46C'est à ce moment qu'Orphée la reconnaît. Il s'intéresse enfin à Eurydice :
Voici... que tu es là... (O, 293).
47La jeune fille sait que pour rejoindre son aimé, elle doit quitter la vie. Lorsqu'elle s'offre à Orphée, elle ravive en son esprit l’image de la légendaire Sémélé-la-Bien-heureuse qui daigna réjouir le grand Dieu [...] Et qui mourut (O, 281). Eurydice vacille un instant mais ne recule pas. Orphée en est frappé d'admiration :
Tu invoques ma puissance et tu trembles ! Tu me raffermis et tu ploies ? (O, 295).
48Mais Eurydice n'admet qu'une seule crainte :
J'ai peur de te décevoir, ô Maître, ou d'être déçue par moi (O, 296).
49Elle demande alors à Orphée d'accomplir son œuvre en elle. Le musicien saisit enfin la beauté de l'offrande d'Eurydice :
Tu veux... résonner en ta chair ! Tu veux t'affranchir de la chair ! (O, 299).
50Cette action sublime est la seule voie pour fusionner avec Orphée dans le chant.
51Eurydice est prête à mériter ce "pouvoir d'entendre" qui, nous précise V. Segalen dans la préface d'Orphée-Roi, est
réservé à l'Eurydice vraie, et pour peu de temps : un moment : celui de mourir évanouie (O, 222).
52La durée du sacrifice même est fugace. Par son accomplissement se réalise l'Œuvre. Eurydice s'abandonne à un état extatique et prononce ses dernières paroles, admirables :
L'œuvre est beau...
Et je défaille... Orphée... sous ta voix. Je ne suis plus que l'écho de ta voix.
Je... ne... suis plus (O, 304).
53Puis
Elle s'incline et glisse doucement extasiée étendue aux pieds d'Orphée-Roi [...] Tout s'exalte dans la sonorité (O, 304).
54Ce passage constitue l’acmé de cette pièce. Après l'extase, la mort s'impose à Eurydice, mais la jeune fille a gagné une vie éternelle.

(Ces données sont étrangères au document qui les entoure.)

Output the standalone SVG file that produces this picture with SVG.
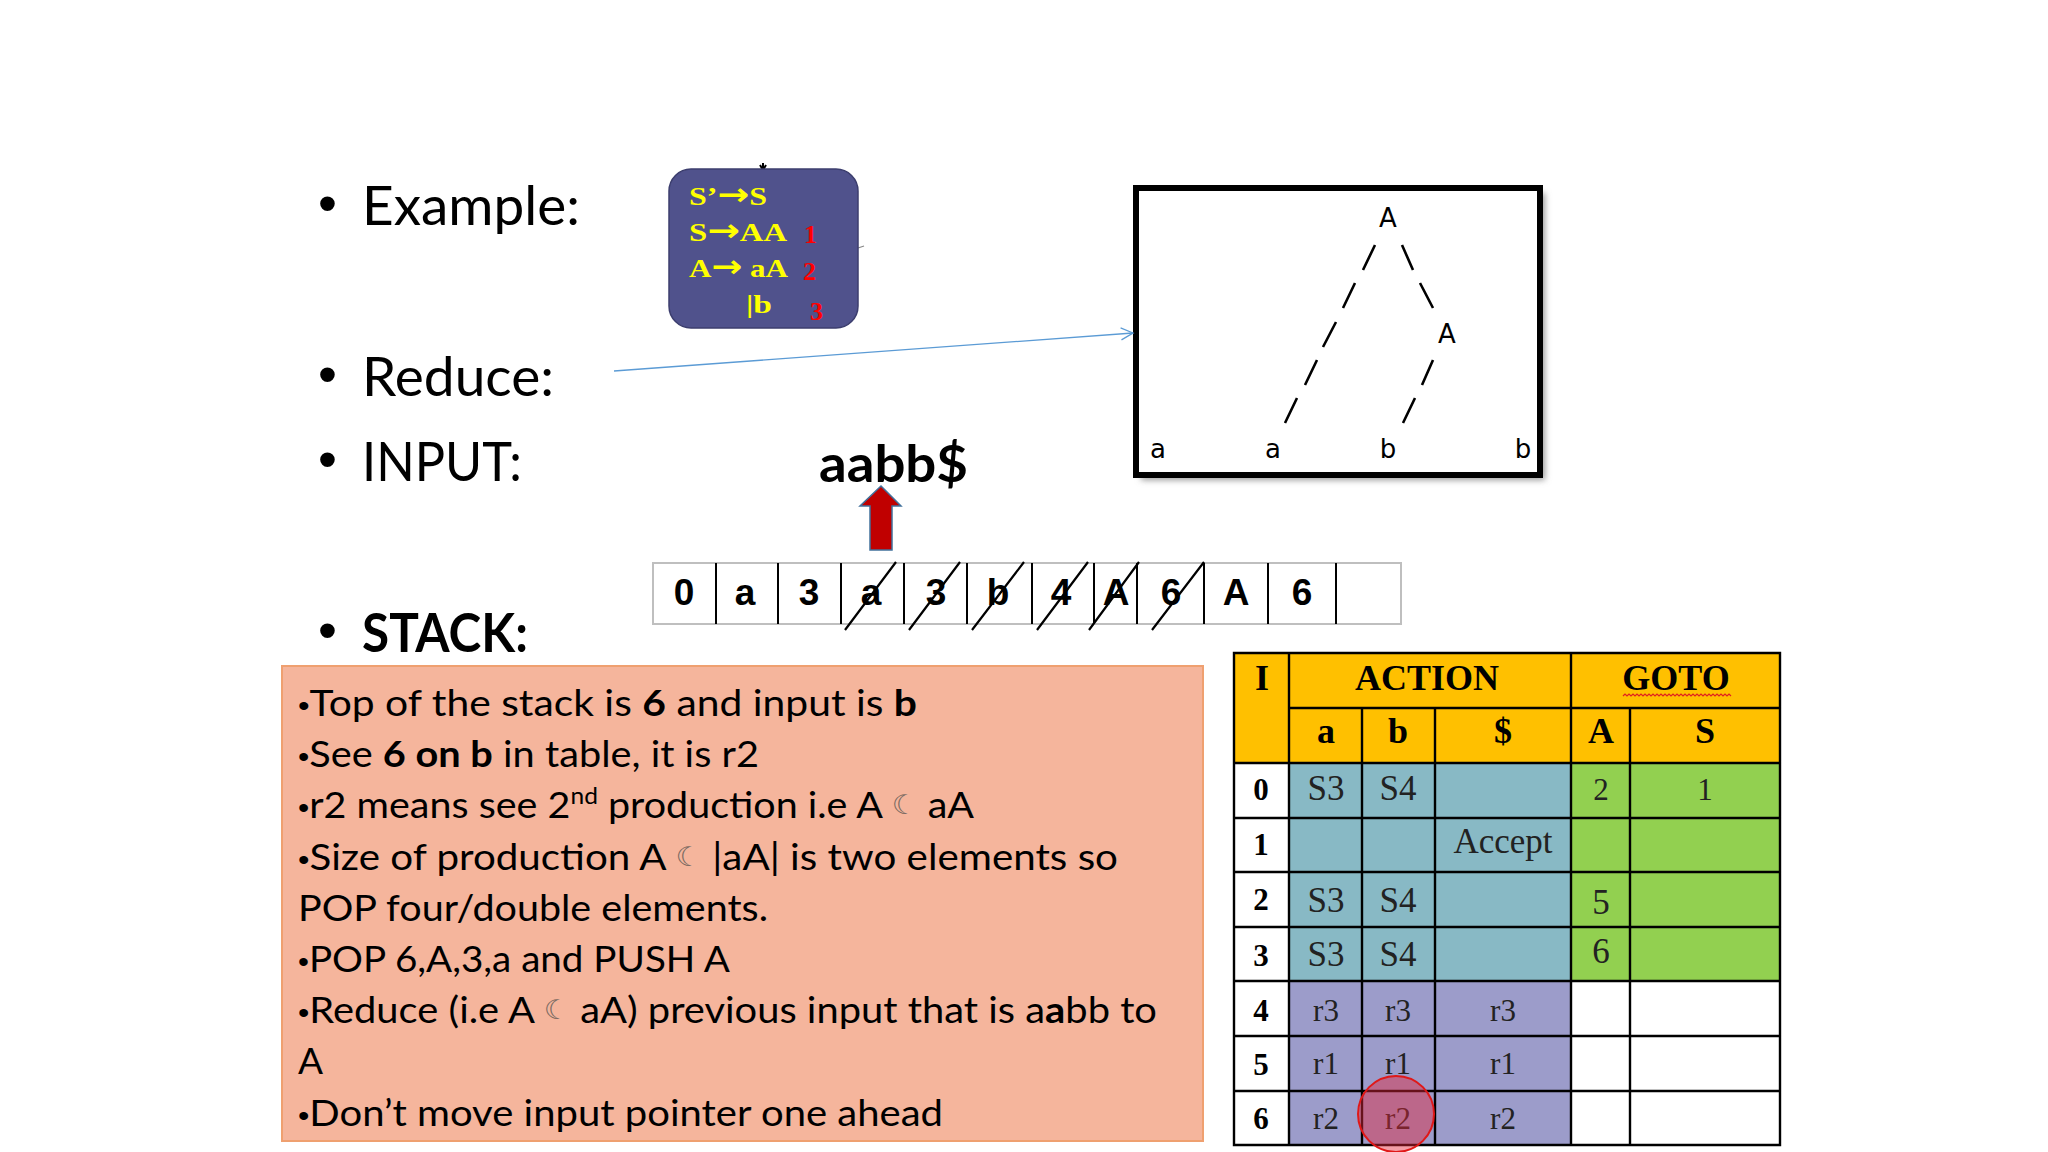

Elle vit dans le chant, elle est immortelle (O, 335). Dans Siddhârtha, les forces cosmiques se font l'écho du sacrifice de Krisha. Les énergies naturelles participent à la grandeur et à la beauté de cet instant :
des Puissances insoupçonnables luttent. Tumulte. Puis un grand cri triomphal et une grande lumière : Krisha a disparu (SID, 113).
55Il ne reste plus qu'un calme et une clarté sans pareils (SID, 114). Krisha s'est évaporée afin de permettre à Siddhârtha d’être touché par l’Illumination et de devenir Bouddha.
56Le sacrifice est doté chez V. Segalen de connotations positives. L'auteur souligne la beauté de ce don de soi jusqu'à la mort. Le père d’Eurydice apprend à sa fille que ces morts par amour ne concernent que des êtres exceptionnels :
On ne meurt plus d'amour parmi les gens que nous sommes. On ne meurt plus d'amour ni de divinité. Cela serait beau, désirable... Oui, cela serait harmonieux (O, 282).
57Selon le vieil homme, le sacrifice dépasse la dimension humaine. L'être qui se sacrifie devient l'égal des dieux et rayonne dans l'univers. Ainsi le vieillard ne cache pas sa fierté d'être le père de celle qui est morte par grand amour (O, 308). Les autres hommes ne comprennent pas sa joie devant celte mort puisqu'ils ne saisissent pas la dimension transcendante du sacrifice. Dans les notes qui constituent l'Essai sur l'Exotisme, V. Segalen introduit un passage concernant le sacrifice, daté du 3 juin 1916, qui est d'ailleurs classé sous le titre "l'Humain – le Surhumain – l'inhumain". Il considère le sacrifice
comme la Dégustation positive du Divers. Dans la Débauche, se priver d'un coup de la chair : dégustation de la Débauche. Dans le calme chaste, exalter les joies Érotiques. [...] En ce cas le sacrifice est beau, en fonction du Divers (EE, 77).
58Or si l'offrande d'elles-mêmes par ces femmes amoureuses est de nature différente par rapport aux exemples ci-dessus, le choc du Divers n'en est pas moins présent. Les femmes aimantes s'arrachent à leur médiocrité pour accéder à un univers inconnu d'elles. Elles se défont de leur nature terrestre et atteignent une réalité supérieure. La beauté réside dans ce passage d'un monde à un autre.
Notes de bas de page
1 Lettre à Yvonne, inédite, mai 1917 ? in Victor Segalen d'Henry Bouillier, op. cit., p. 515.